Data extract:
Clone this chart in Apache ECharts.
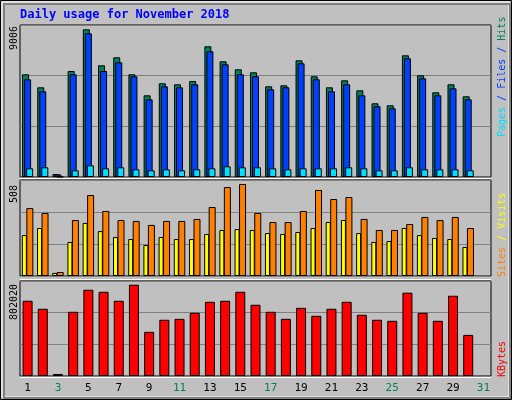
<!DOCTYPE html>
<html>
<head>
<meta charset="utf-8">
<script src="https://cdn.jsdelivr.net/npm/echarts@6/dist/echarts.min.js"></script>
<style>
  html, body { margin: 0; padding: 0; background: #fff; }
  #main { width: 512px; height: 400px; }
</style>
</head>
<body>
<div id="main"></div>
<script>
// 日期与数据
var days = ['1','2','3','4','5','6','7','8','9','10','11','12','13','14','15','16','17','18','19','20','21','22','23','24','25','26','27','28','29','30','31'];
var weekendDays = ['3','4','10','11','17','18','24','25','31'];
var hits = [6262,5469,183,6463,9006,6810,7298,6262,4981,5713,5652,5853,7969,7054,6567,6384,5530,5591,7115,6140,5469,5896,5286,4494,4372,7420,6201,5164,5652,4920,null];
var files = [5957,5225,150,6262,8761,6463,6993,6140,4737,5530,5469,5652,7664,6871,6262,6140,5347,5469,6932,5957,5225,5652,4981,4311,4189,7237,6018,4981,5408,4737,null];
var pages = [530,591,20,408,713,530,591,469,408,469,408,469,530,652,591,591,530,469,530,530,530,591,530,408,408,591,469,469,469,408,null];
var sites = [226,265,17,188,293,248,215,204,171,215,204,204,232,254,259,254,237,232,243,265,298,309,237,188,193,265,226,210,204,160,null];
var visits = [375,348,22,309,447,359,309,304,282,304,304,315,381,491,508,348,298,298,359,475,425,436,315,254,254,287,326,309,326,265,null];
var kbytes = [661000,590500,17600,564000,758000,740000,661000,802020,388000,494000,502000,555000,652000,661000,740000,626000,564000,502000,599000,529000,590500,652000,538000,494000,485000,732000,555000,485000,705000,361000,null];

var MONO = 'DejaVu Sans Mono';
var myChart = echarts.init(document.getElementById('main'));

function grid(top, height) {
  return {left: 20, width: 471, top: top, height: height, show: true,
    backgroundColor: '#C0C0C0', borderColor: '#000', borderWidth: 1};
}
function xAx(i, showLabel) {
  return {type: 'category', gridIndex: i, data: days,
    axisLine: {show: false}, axisTick: {show: false},
    axisLabel: {show: showLabel, fontFamily: MONO, fontSize: 11, margin: 7,
      color: function (v) { return weekendDays.indexOf(v) >= 0 ? '#00805C' : '#000'; }}};
}
function yAx(i, max) {
  return {type: 'value', gridIndex: i, min: 0, max: max, interval: max / 3,
    axisLabel: {show: false}, axisLine: {show: false}, axisTick: {show: false},
    splitLine: {lineStyle: {color: '#808080', width: 1}}};
}
function bar(name, i, data, color, width, gap) {
  return {name: name, type: 'bar', xAxisIndex: i, yAxisIndex: i, data: data,
    barWidth: width, barGap: gap, animation: false,
    itemStyle: {color: color, borderColor: '#000', borderWidth: 1}};
}
function vtext(x, y, rich, text, align) {
  return {type: 'text', x: x, y: y, rotation: Math.PI / 2,
    style: {text: text, rich: rich, font: '10px ' + MONO, fill: '#000',
      align: align || 'left', verticalAlign: 'middle'}};
}

var option = {
  backgroundColor: '#C0C0C0',
  grid: [grid(25, 152), grid(180, 96), grid(281, 95)],
  xAxis: [xAx(0, false), xAx(1, false), xAx(2, true)],
  yAxis: [yAx(0, 9268), yAx(1, 530), yAx(2, 834600)],
  series: [
    bar('Hits', 0, hits, '#00805C', 7, '-71%'),
    bar('Files', 0, files, '#0040FF', 7, '-71%'),
    bar('Pages', 0, pages, '#00E0FF', 7, '-71%'),
    bar('Sites', 1, sites, '#FFFF00', 5, '-10%'),
    bar('Visits', 1, visits, '#FF8000', 7, '-10%'),
    bar('KBytes', 2, kbytes, '#FF0000', 10, '0%')
  ],
  graphic: [
    {type: 'rect', shape: {x: 0.5, y: 0.5, width: 511, height: 399}, style: {fill: 'none', stroke: '#000'}},
    {type: 'rect', shape: {x: 2, y: 2, width: 507, height: 395}, style: {fill: 'none', stroke: '#fff', lineWidth: 1}},
    {type: 'rect', shape: {x: 4, y: 4, width: 506, height: 394}, style: {fill: 'none', stroke: '#808080', lineWidth: 2}},
    {type: 'text', x: 20, y: 9, style: {text: 'Daily usage for November 2018', font: 'bold 12px ' + MONO, fill: '#0000FF'}},
    {type: 'line', shape: {x1: 20, y1: 178.5, x2: 491, y2: 178.5}, style: {stroke: '#fff'}},
    {type: 'line', shape: {x1: 20, y1: 279.5, x2: 491, y2: 279.5}, style: {stroke: '#fff'}},
    {type: 'line', shape: {x1: 20, y1: 377.5, x2: 491, y2: 377.5}, style: {stroke: '#fff'}},
    vtext(14, 50, null, '9006'),
    vtext(14, 203, null, '508'),
    vtext(14, 320, null, '802020'),
    vtext(502, 137, {p: {fill: '#00E0FF'}, f: {fill: '#0040FF'}, h: {fill: '#00805C'}},
      '{p|Pages}{f| / Files /}{h| Hits}'),
    vtext(502, 277, {s: {fill: '#FF8000'}, v: {fill: '#FFFF00'}},
      '{s|Sites}{v| / Visits}'),
    vtext(502, 377, {k: {fill: '#FF0000'}}, '{k|KBytes}')
  ]
};
myChart.setOption(option);
</script>
</body>
</html>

Problem to work on:
Every line is to be duplicated exactly, though pictures stay out.

Exercise response:
Clone this chart in Apache ECharts.
<!DOCTYPE html>
<html>
<head>
<meta charset="utf-8">
<script src="https://cdn.jsdelivr.net/npm/echarts@6/dist/echarts.min.js"></script>
<style>
  html, body { margin: 0; padding: 0; background: #fff; }
  #main { width: 512px; height: 400px; }
</style>
</head>
<body>
<div id="main"></div>
<script>
// 日期与数据
var days = ['1','2','3','4','5','6','7','8','9','10','11','12','13','14','15','16','17','18','19','20','21','22','23','24','25','26','27','28','29','30','31'];
var weekendDays = ['3','4','10','11','17','18','24','25','31'];
var hits = [6262,5469,183,6463,9006,6810,7298,6262,4981,5713,5652,5853,7969,7054,6567,6384,5530,5591,7115,6140,5469,5896,5286,4494,4372,7420,6201,5164,5652,4920,null];
var files = [5957,5225,150,6262,8761,6463,6993,6140,4737,5530,5469,5652,7664,6871,6262,6140,5347,5469,6932,5957,5225,5652,4981,4311,4189,7237,6018,4981,5408,4737,null];
var pages = [530,591,20,408,713,530,591,469,408,469,408,469,530,652,591,591,530,469,530,530,530,591,530,408,408,591,469,469,469,408,null];
var sites = [226,265,17,188,293,248,215,204,171,215,204,204,232,254,259,254,237,232,243,265,298,309,237,188,193,265,226,210,204,160,null];
var visits = [375,348,22,309,447,359,309,304,282,304,304,315,381,491,508,348,298,298,359,475,425,436,315,254,254,287,326,309,326,265,null];
var kbytes = [661000,590500,17600,564000,758000,740000,661000,802020,388000,494000,502000,555000,652000,661000,740000,626000,564000,502000,599000,529000,590500,652000,538000,494000,485000,732000,555000,485000,705000,361000,null];

var MONO = 'DejaVu Sans Mono';
var myChart = echarts.init(document.getElementById('main'));

function grid(top, height) {
  return {left: 20, width: 471, top: top, height: height, show: true,
    backgroundColor: '#C0C0C0', borderColor: '#000', borderWidth: 1};
}
function xAx(i, showLabel) {
  return {type: 'category', gridIndex: i, data: days,
    axisLine: {show: false}, axisTick: {show: false},
    axisLabel: {show: showLabel, fontFamily: MONO, fontSize: 11, margin: 7,
      color: function (v) { return weekendDays.indexOf(v) >= 0 ? '#00805C' : '#000'; }}};
}
function yAx(i, max) {
  return {type: 'value', gridIndex: i, min: 0, max: max, interval: max / 3,
    axisLabel: {show: false}, axisLine: {show: false}, axisTick: {show: false},
    splitLine: {lineStyle: {color: '#808080', width: 1}}};
}
function bar(name, i, data, color, width, gap) {
  return {name: name, type: 'bar', xAxisIndex: i, yAxisIndex: i, data: data,
    barWidth: width, barGap: gap, animation: false,
    itemStyle: {color: color, borderColor: '#000', borderWidth: 1}};
}
function vtext(x, y, rich, text, align) {
  return {type: 'text', x: x, y: y, rotation: Math.PI / 2,
    style: {text: text, rich: rich, font: '10px ' + MONO, fill: '#000',
      align: align || 'left', verticalAlign: 'middle'}};
}

var option = {
  backgroundColor: '#C0C0C0',
  grid: [grid(25, 152), grid(180, 96), grid(281, 95)],
  xAxis: [xAx(0, false), xAx(1, false), xAx(2, true)],
  yAxis: [yAx(0, 9268), yAx(1, 530), yAx(2, 834600)],
  series: [
    bar('Hits', 0, hits, '#00805C', 7, '-71%'),
    bar('Files', 0, files, '#0040FF', 7, '-71%'),
    bar('Pages', 0, pages, '#00E0FF', 7, '-71%'),
    bar('Sites', 1, sites, '#FFFF00', 5, '-10%'),
    bar('Visits', 1, visits, '#FF8000', 7, '-10%'),
    bar('KBytes', 2, kbytes, '#FF0000', 10, '0%')
  ],
  graphic: [
    {type: 'rect', shape: {x: 0.5, y: 0.5, width: 511, height: 399}, style: {fill: 'none', stroke: '#000'}},
    {type: 'rect', shape: {x: 2, y: 2, width: 507, height: 395}, style: {fill: 'none', stroke: '#fff', lineWidth: 1}},
    {type: 'rect', shape: {x: 4, y: 4, width: 506, height: 394}, style: {fill: 'none', stroke: '#808080', lineWidth: 2}},
    {type: 'text', x: 20, y: 9, style: {text: 'Daily usage for November 2018', font: 'bold 12px ' + MONO, fill: '#0000FF'}},
    {type: 'line', shape: {x1: 20, y1: 178.5, x2: 491, y2: 178.5}, style: {stroke: '#fff'}},
    {type: 'line', shape: {x1: 20, y1: 279.5, x2: 491, y2: 279.5}, style: {stroke: '#fff'}},
    {type: 'line', shape: {x1: 20, y1: 377.5, x2: 491, y2: 377.5}, style: {stroke: '#fff'}},
    vtext(14, 50, null, '9006'),
    vtext(14, 203, null, '508'),
    vtext(14, 320, null, '802020'),
    vtext(502, 137, {p: {fill: '#00E0FF'}, f: {fill: '#0040FF'}, h: {fill: '#00805C'}},
      '{p|Pages}{f| / Files /}{h| Hits}'),
    vtext(502, 277, {s: {fill: '#FF8000'}, v: {fill: '#FFFF00'}},
      '{s|Sites}{v| / Visits}'),
    vtext(502, 377, {k: {fill: '#FF0000'}}, '{k|KBytes}')
  ]
};
myChart.setOption(option);
</script>
</body>
</html>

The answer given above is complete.